While Brott and von Hafften have settled in big cities, some members of the class of 2013 have chosen to return to Walla Walla. Ryan Nesbit ’13 moved back to Walla Walla at the beginning of this year after living in Portland, leading outdoor trips in Oregon, traveling across North America and trying his hand at winemaking and kombucha brewing.

“Compared to my expectations, I have been pleasantly surprised with the number of times my path has crossed with other Whitties, in the middle of the wilderness or for a brief hour at an airport, but also challenged by the difficulty of finding work,” he said.

Nesbit now works as an AVID tutor at Walla Walla High School and is trying to learn more about the local wine industry. He says his post-graduate experience has been rewarding in allowing him time to pursue non-academic hobbies and interests.

“I’ve definitely enjoyed the freedom to learn about what I want to learn about and have more time to spend reading and pursuing extra-academic passions.”

All three graduates still find themselves connected to Whitman’s pervasive social network. Five Whitman alumni work in Brott’s Seattle office building, Nesbit regularly encounters students and alumni in Walla Walla, and von Hafften keeps in touch with Whitman friends in Portland. The academic and transformative experience of four years at Whitman has stuck with them and is evident in the work they’re choosing to do now.

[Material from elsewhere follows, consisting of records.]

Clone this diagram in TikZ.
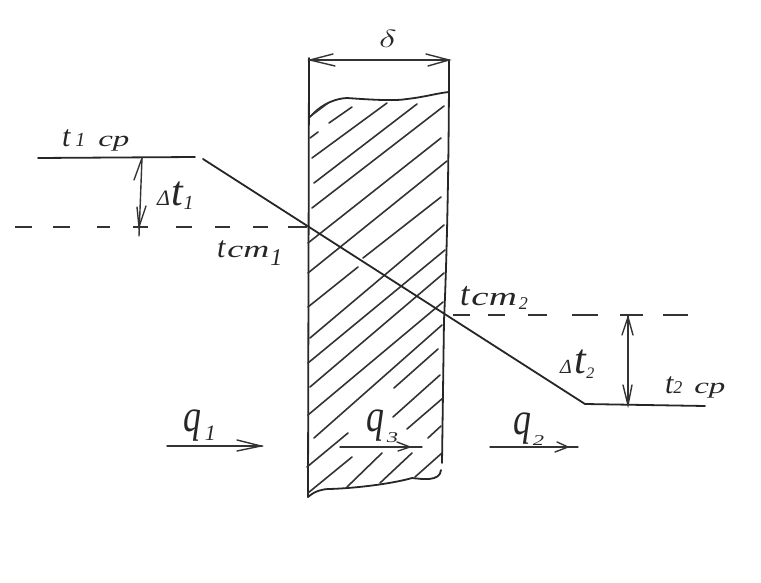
\documentclass[tikz,border=0pt]{standalone}
\usepackage{fontspec}
\setmainfont{Liberation Serif}
\newfontfamily\wideit[FakeStretch=1.5]{Liberation Serif}
\usetikzlibrary{calc}
\newcommand{\ts}[2]{{\fontsize{#1}{#1}\selectfont\itshape #2}}
\newcommand{\tw}[2]{{\wideit\fontsize{#1}{#1}\selectfont\itshape #2}}
\newcommand{\tq}[1]{\scalebox{0.78}[1]{\fontsize{46}{46}\selectfont\itshape #1}}
\tikzset{
  ink/.style={line width=1.8pt,black!85,line cap=round,line join=round},
  hatch/.style={line width=1.6pt,black!80,line cap=round},
  thin ink/.style={line width=1.4pt,black!80,line cap=round},
  dashline/.style={line width=1.5pt,black!80},
  lab/.style={anchor=base west,inner sep=0pt,outer sep=0pt,text=black!85},
}
\begin{document}
\begin{tikzpicture}[x=1pt,y=-1pt]
\useasboundingbox (0,0) rectangle (761,583);
% named end points
\coordinate (wallTL) at (309,58);
\coordinate (wallBL) at (308,497);
\coordinate (wallTR) at (449,60);
\coordinate (wallBR) at (442,463);
\coordinate (lineA) at (203,159);
\coordinate (lineB) at (585,404);
% wall outline
\draw[ink] (wallTL) -- (wallBL);
\draw[ink] (wallTR) .. controls (449,180) and (446,280) .. (444,320) -- (wallBR);
\draw[ink] (310,117) .. controls (318,108) and (330,99) .. (347,98)
  .. controls (375,100) and (395,101) .. (407,99) .. controls (425,97) and (438,93) .. (449,92);
\draw[ink] (wallBL) .. controls (315,491) and (322,489) .. (330,489)
  .. controls (360,488) and (395,483) .. (412,478) .. controls (422,479) and (440,482) .. (441,470);
% hatching
\foreach \xa/\ya/\xb/\yb in {
 312/115/328/103, 329/123/352/107, 310/138/318/132, 312/158/387/103,
 314/183/417/104, 312/208/444/106, 308/243/441/138, 308/273/447/161,
 308/307/358/267, 363/258/441/197, 310/338/444/225, 308/363/445/250,
 310/387/444/273, 308/415/443/302, 314/438/442/325, 394/388/438/349,
 393/417/440/375, 407/429/443/398, 428/438/441/426, 307/467/348/433,
 308/493/352/457, 347/487/382/453, 380/483/412/453, 415/477/442/453}
  \draw[hatch] (\xa,\ya) -- (\xb,\yb);
% temperature line
\draw[ink] (lineA) -- (lineB);
\coordinate (oneL) at (38,158);
\coordinate (oneR) at (195,157);
\coordinate (twoR) at (705,406);
\draw[ink] (oneL) -- (oneR);
\draw[ink] (lineB) -- (twoR);
% dashed levels
\foreach \xa/\xb in {15/32,53/70,97/110,133/148,176/192,215/230,253/268,288/307}
  \draw[dashline] (\xa,227) -- (\xb,227);
\foreach \xa/\xb in {453/470,488/505,528/547,572/598,620/643,663/688}
  \draw[dashline] (\xa,315) -- (\xb,315);
% delta t1
\draw[thin ink] (142,158) -- (139,236);
\draw[thin ink] (142,158) -- (134,180);
\draw[thin ink] (137,207) -- (139,227) -- (146,206);
% delta t2
\draw[thin ink] (628,315) -- (628,405);
\draw[thin ink] (622,335) -- (628,317) -- (633,335);
\draw[thin ink] (623,385) -- (628,405) -- (632,385);
% delta dimension
\coordinate (dimL) at (309,60);
\coordinate (dimR) at (449,60);
\draw[thin ink] (dimL) -- (dimR);
\draw[thin ink] (333,54) -- (310,60) -- (335,66);
\draw[thin ink] (426,54) -- (449,60) -- (428,66);
% flux arrows
\coordinate (qAa) at (167,446); \coordinate (qAb) at (262,446);
\coordinate (qBa) at (340,447); \coordinate (qBb) at (422,447);
\coordinate (qCa) at (490,447); \coordinate (qCb) at (578,447);
\draw[thin ink] (qAa) -- (qAb);
\draw[thin ink] (237,440) -- (261,446) -- (237,451);
\draw[thin ink] (qBa) -- (qBb);
\draw[thin ink] (397,442) -- (410,447) -- (398,451);
\draw[thin ink] (qCa) -- (qCb);
\draw[thin ink] (557,442) -- (568,447) -- (555,452);
% labels
\node[lab] (tonecp) at (62,147) {\ts{30}{t}\hspace{5pt}\ts{20}{1}\hspace{13pt}\tw{22}{ср}};
\node[lab] (dtone) at (157,205) {\ts{22}{Δ}\hspace{2pt}\ts{42}{t}\raisebox{-5pt}{\ts{20}{1}}};
\node[lab] (tstone) at (217,258) {\ts{30}{t}\hspace{2pt}\tw{24}{ст}\hspace{1pt}\raisebox{-8pt}{\ts{24}{1}}};
\node[lab] (tsttwo) at (460,305) {\ts{34}{t}\hspace{2pt}\tw{26}{ст}\hspace{2pt}\raisebox{-5pt}{\ts{18}{2}}};
\node[lab] (dttwo) at (560,373) {\ts{20}{Δ}\hspace{3pt}\ts{42}{t}\raisebox{-5pt}{\ts{16}{2}}};
\node[lab] (ttwocp) at (665,393) {\ts{30}{t}\ts{18}{2}\hspace{12pt}\tw{22}{ср}};
\node[lab] (qone) at (183,431) {\tq{q}\hspace{4pt}\raisebox{-9pt}{\ts{22}{1}}};
\node[lab] (qthree) at (366,431) {\tq{q}\hspace{3pt}\raisebox{-11pt}{\tw{15}{3}}};
\node[lab] (qtwo) at (513,434) {\tq{q}\hspace{2pt}\raisebox{-11pt}{\tw{15}{2}}};
\node[lab,xscale=1.5] (delta) at (379,48) {\fontsize{46}{46}\selectfont$\delta$};
\end{tikzpicture}
\end{document}
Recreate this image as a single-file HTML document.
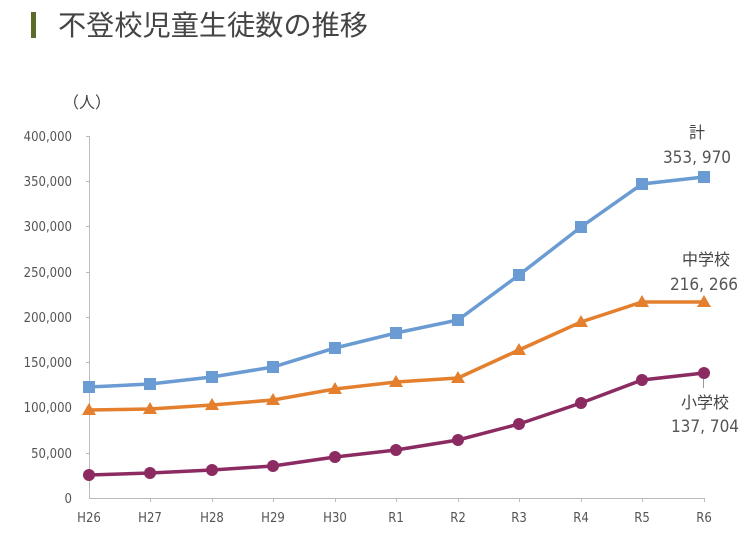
<!DOCTYPE html>
<html><head><meta charset="utf-8"><style>
body{margin:0;background:#fff;}
svg{display:block;}
.t{font-family:"Liberation Sans Narrow","DejaVu Sans Condensed","Liberation Sans",sans-serif;fill:#555;font-size:13px;}
.j{font-family:"Liberation Sans","Noto Sans CJK JP",sans-serif;fill:#444;}
</style></head><body>
<svg width="750" height="538" viewBox="0 0 750 538">
<rect x="31" y="12" width="5" height="26" fill="#5b6b2a"/>
<text x="58" y="35" class="j" font-size="28" fill="#333" textLength="310" lengthAdjust="spacingAndGlyphs">不登校児童生徒数の推移</text>
<text x="63" y="108" class="j" font-size="16">（人）</text>
<g stroke="#bbb" stroke-width="1">
<line x1="89.5" y1="136" x2="89.5" y2="498"/>
<line x1="89" y1="498.5" x2="705" y2="498.5"/>
<line x1="86" y1="136.5" x2="89" y2="136.5"/>
<line x1="86" y1="181.5" x2="89" y2="181.5"/>
<line x1="86" y1="226.5" x2="89" y2="226.5"/>
<line x1="86" y1="272.5" x2="89" y2="272.5"/>
<line x1="86" y1="317.5" x2="89" y2="317.5"/>
<line x1="86" y1="362.5" x2="89" y2="362.5"/>
<line x1="86" y1="407.5" x2="89" y2="407.5"/>
<line x1="86" y1="453.5" x2="89" y2="453.5"/>
<line x1="150.5" y1="498" x2="150.5" y2="502"/><line x1="212.5" y1="498" x2="212.5" y2="502"/><line x1="273.5" y1="498" x2="273.5" y2="502"/><line x1="335.5" y1="498" x2="335.5" y2="502"/><line x1="396.5" y1="498" x2="396.5" y2="502"/><line x1="458.5" y1="498" x2="458.5" y2="502"/><line x1="519.5" y1="498" x2="519.5" y2="502"/><line x1="581.5" y1="498" x2="581.5" y2="502"/><line x1="642.5" y1="498" x2="642.5" y2="502"/><line x1="704.5" y1="498" x2="704.5" y2="502"/>
</g>
<g class="t" text-anchor="end">
<text x="72" y="141">400,000</text><text x="72" y="186">350,000</text><text x="72" y="231">300,000</text><text x="72" y="277">250,000</text><text x="72" y="322">200,000</text><text x="72" y="367">150,000</text><text x="72" y="412">100,000</text><text x="72" y="458">50,000</text><text x="72" y="503">0</text>
</g>
<g class="t" text-anchor="middle">
<text x="89" y="522">H26</text><text x="150" y="522">H27</text><text x="212" y="522">H28</text><text x="273" y="522">H29</text><text x="335" y="522">H30</text><text x="396" y="522">R1</text><text x="458" y="522">R2</text><text x="519" y="522">R3</text><text x="581" y="522">R4</text><text x="642" y="522">R5</text><text x="704" y="522">R6</text>
</g>
<polyline fill="none" stroke="#6a9bd3" stroke-width="3.5" points="89,387 150,384 212,377 273,367 335,348 396,333 458,320 519,275 581,227 642,184 704,177"/>
<g fill="#6a9bd3">
<rect x="83" y="381" width="12" height="12"/><rect x="144" y="378" width="12" height="12"/><rect x="206" y="371" width="12" height="12"/><rect x="267" y="361" width="12" height="12"/><rect x="329" y="342" width="12" height="12"/><rect x="390" y="327" width="12" height="12"/><rect x="452" y="314" width="12" height="12"/><rect x="513" y="269" width="12" height="12"/><rect x="575" y="221" width="12" height="12"/><rect x="636" y="178" width="12" height="12"/><rect x="698" y="171" width="12" height="12"/>
</g>
<polyline fill="none" stroke="#e37f2d" stroke-width="3.5" points="89,410 150,409 212,405 273,400 335,389 396,382 458,378 519,350 581,322 642,302 704,302"/>
<g fill="#e37f2d">
<path d="M89,403l7,12h-14z"/><path d="M150,402l7,12h-14z"/><path d="M212,398l7,12h-14z"/><path d="M273,393l7,12h-14z"/><path d="M335,382l7,12h-14z"/><path d="M396,375l7,12h-14z"/><path d="M458,371l7,12h-14z"/><path d="M519,343l7,12h-14z"/><path d="M581,315l7,12h-14z"/><path d="M642,295l7,12h-14z"/><path d="M704,295l7,12h-14z"/>
</g>
<polyline fill="none" stroke="#8b2b62" stroke-width="3.5" points="89,475 150,473 212,470 273,466 335,457 396,450 458,440 519,424 581,403 642,380 704,373"/>
<g fill="#8b2b62">
<circle cx="89" cy="475" r="6"/><circle cx="150" cy="473" r="6"/><circle cx="212" cy="470" r="6"/><circle cx="273" cy="466" r="6"/><circle cx="335" cy="457" r="6"/><circle cx="396" cy="450" r="6"/><circle cx="458" cy="440" r="6"/><circle cx="519" cy="424" r="6"/><circle cx="581" cy="403" r="6"/><circle cx="642" cy="380" r="6"/><circle cx="704" cy="373" r="6"/>
</g>
<line x1="703.5" y1="379" x2="703.5" y2="388" stroke="#999"/>
<g class="j" font-size="16" text-anchor="middle">
<text x="697" y="138">計</text><text x="697" y="163" class="t" style="font-size:17px">353, 970</text>
<text x="706" y="265">中学校</text><text x="704" y="290" class="t" style="font-size:17px">216, 266</text>
<text x="705" y="408">小学校</text><text x="705" y="432" class="t" style="font-size:17px">137, 704</text>
</g>
</svg>
</body></html>
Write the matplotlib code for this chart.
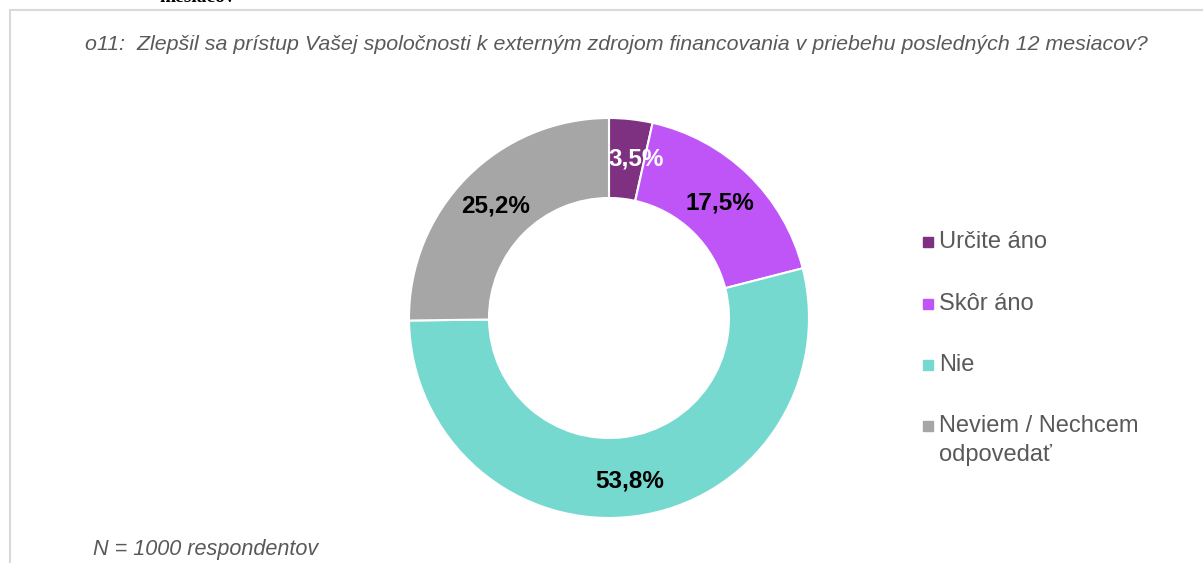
import matplotlib
matplotlib.use("Agg")
import matplotlib.pyplot as plt
from matplotlib.lines import Line2D
from matplotlib.patches import Rectangle
import numpy as np

categories = ["Určite áno", "Skôr áno", "Nie", "Neviem / Nechcem\nodpovedať"]
values = [3.5, 17.5, 53.8, 25.2]
labels = ["3,5%", "17,5%", "53,8%", "25,2%"]
colors = ["#7E3180", "#C055F7", "#75D9D0", "#A6A6A6"]
label_colors = ["white", "black", "black", "black"]

plt.rcParams['font.family'] = ['Liberation Sans', 'DejaVu Sans']

W, H = 1203, 563
fig = plt.figure(figsize=(W / 100, H / 100), dpi=100)
fig.patch.set_facecolor("white")

def fx(x):
    return x / W

def fy(y):
    return 1 - y / H

# frame lines
fig.add_artist(Line2D([fx(10), fx(10)], [fy(10), 0], color="#D9D9D9", lw=1.5))
fig.add_artist(Line2D([fx(10), 1], [fy(10), fy(10)], color="#D9D9D9", lw=1.5))

# cut-off text at top (partially outside the figure, as in the reference)
fig.text(fx(160), fy(2.5), "mesiacov", family="Liberation Serif", fontweight="bold",
         fontsize=14, color="black", ha="left", va="baseline")

fig.text(fx(616), fy(45), "o11:  Zlepšil sa prístup Vašej spoločnosti k externým zdrojom financovania v priebehu posledných 12 mesiacov?",
         fontsize=15.4, style="italic", color="#595959", ha="center", va="center")

fig.text(fx(93), fy(550), "N = 1000 respondentov", fontsize=15.6, style="italic",
         color="#595959", ha="left", va="center")

# donut axes: center (609,318), radius 200
r = 200
ax = fig.add_axes([fx(609 - r), fy(318 + r), 2 * r / W, 2 * r / H])
wedges, _ = ax.pie(values, colors=colors, startangle=90, counterclock=False,
                   radius=1.0, wedgeprops=dict(width=0.4, edgecolor="white", linewidth=1.5))
ax.set_xlim(-1, 1)
ax.set_ylim(-1, 1)
ax.set_aspect("equal")
ax.axis("off")

offsets = [(0.05, 0.0), (0.0, 0.0), (0.0, -0.02), (0.0, 0.0)]
cum = 0
for v, lab, lc, (dx, dy) in zip(values, labels, label_colors, offsets):
    mid = 90 - (cum + v / 2) * 3.6
    cum += v
    ang = np.deg2rad(mid)
    ax.text(0.8 * np.cos(ang) + dx, 0.8 * np.sin(ang) + dy, lab, ha="center", va="center",
            fontsize=17.5, fontweight="bold", color=lc)

# legend
leg_y = [242, 304, 365, 426]
for cat, col, y in zip(categories, colors, leg_y):
    fig.add_artist(Rectangle((fx(923), fy(y + 5)), 10 / W, 10 / H, color=col,
                             transform=fig.transFigure))
    for i, line in enumerate(cat.split("\n")):
        fig.text(fx(939), fy(y + i * 29), line, fontsize=17, color="#595959",
                 ha="left", va="center")

fig.savefig("out.png", dpi=100, facecolor="white")
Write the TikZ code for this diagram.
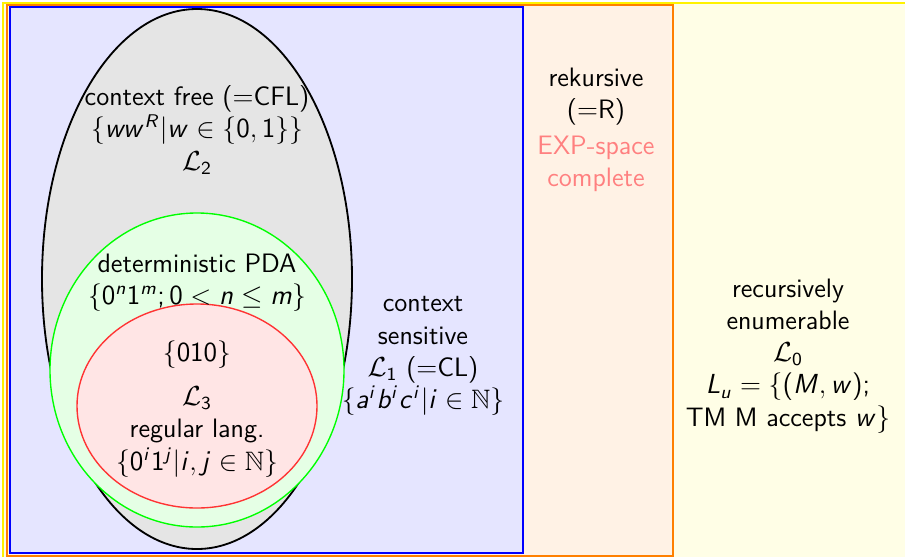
\documentclass[tikz,border=0pt]{standalone}
\usepackage{amssymb}
\usepackage{tikz}
\usetikzlibrary{positioning, shapes.geometric, calc}
% sans serif math, as on slides
\DeclareSymbolFont{sfit}{OT1}{cmss}{m}{sl}
\SetSymbolFont{operators}{normal}{OT1}{cmss}{m}{n}
\DeclareMathSymbol{a}{\mathalpha}{sfit}{`a}
\DeclareMathSymbol{b}{\mathalpha}{sfit}{`b}
\DeclareMathSymbol{c}{\mathalpha}{sfit}{`c}
\DeclareMathSymbol{i}{\mathalpha}{sfit}{`i}
\DeclareMathSymbol{j}{\mathalpha}{sfit}{`j}
\DeclareMathSymbol{m}{\mathalpha}{sfit}{`m}
\DeclareMathSymbol{n}{\mathalpha}{sfit}{`n}
\DeclareMathSymbol{u}{\mathalpha}{sfit}{`u}
\DeclareMathSymbol{w}{\mathalpha}{sfit}{`w}
\DeclareMathSymbol{L}{\mathalpha}{sfit}{`L}
\DeclareMathSymbol{M}{\mathalpha}{sfit}{`M}
\DeclareMathSymbol{R}{\mathalpha}{sfit}{`R}

\begin{document}
\begin{tikzpicture}[x=0.0153cm, y=-0.0153cm,
  lang/.style={align=center, font=\fontsize{11.6}{14}\selectfont\sffamily, inner sep=1pt},
  hint/.style={lang, text=red!50}]
  \useasboundingbox (0,0) rectangle (905,556);
  % classes as nested regions
  \draw[yellow, line width=1.2pt, fill=yellow!10] (3,3) rectangle (920,570);
  \draw[orange, line width=0.9pt, fill=orange!10] (7,5) rectangle (673,556);
  \draw[blue, line width=0.9pt, fill=blue!10] (10,7) rectangle (523,553);
  \draw[black, thick, fill=black!10] (197,279) ellipse [x radius=155, y radius=270];
  \draw[green, semithick, fill=green!10] (197,370) ellipse [x radius=147, y radius=157];
  \draw[red!80, semithick, fill=red!10] (197,406) ellipse [x radius=120, y radius=102];

  \node[lang] (cfl) at (197,130) {context free ($=$CFL)\\$\{ww^R|w\in\{0,1\}\}$\\$\mathcal{L}_2$};
  \node[lang] (dpda) at (197,283) {deterministic PDA\\$\{0^n1^m;0<n\leq m\}$};
  \node[lang] (ex) at (197,355) {$\{010\}$};
  \node[lang] (reg) at (197,432) {$\mathcal{L}_3$\\regular lang.\\$\{0^i1^j|i,j\in\mathbb{N}\}$};
  \node[lang] (cs) at (423,356) {context\\sensitive\\$\mathcal{L}_1$ ($=$CL)\\$\{a^ib^ic^i|i\in\mathbb{N}\}$};
  \node[lang] (rek) at (596,97) {rekursive\\($=$R)};
  \node[hint, below=2pt of rek] (exp) {EXP-space\\complete};
  \node[lang] (re) at (788,356) {recursively\\enumerable\\$\mathcal{L}_0$\\$L_u=\{(M,w);$\\TM M accepts $w\}$};
\end{tikzpicture}
\end{document}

“I took a politics class with [Paul Garrett Professor of Political Science] Shampa Biswas, and at the end of the class she told all of us, ‘I hope your experience at Whitman will make it so that you can’t sleep at night,'” said von Hafften. “I think she meant that she hopes we gain a critical framework of the world that in a good and challenging way keeps you from being comfortable. That’s really stayed with me, and I’m doing that in my job now, writing about international development. It’s weird what sticks with you.”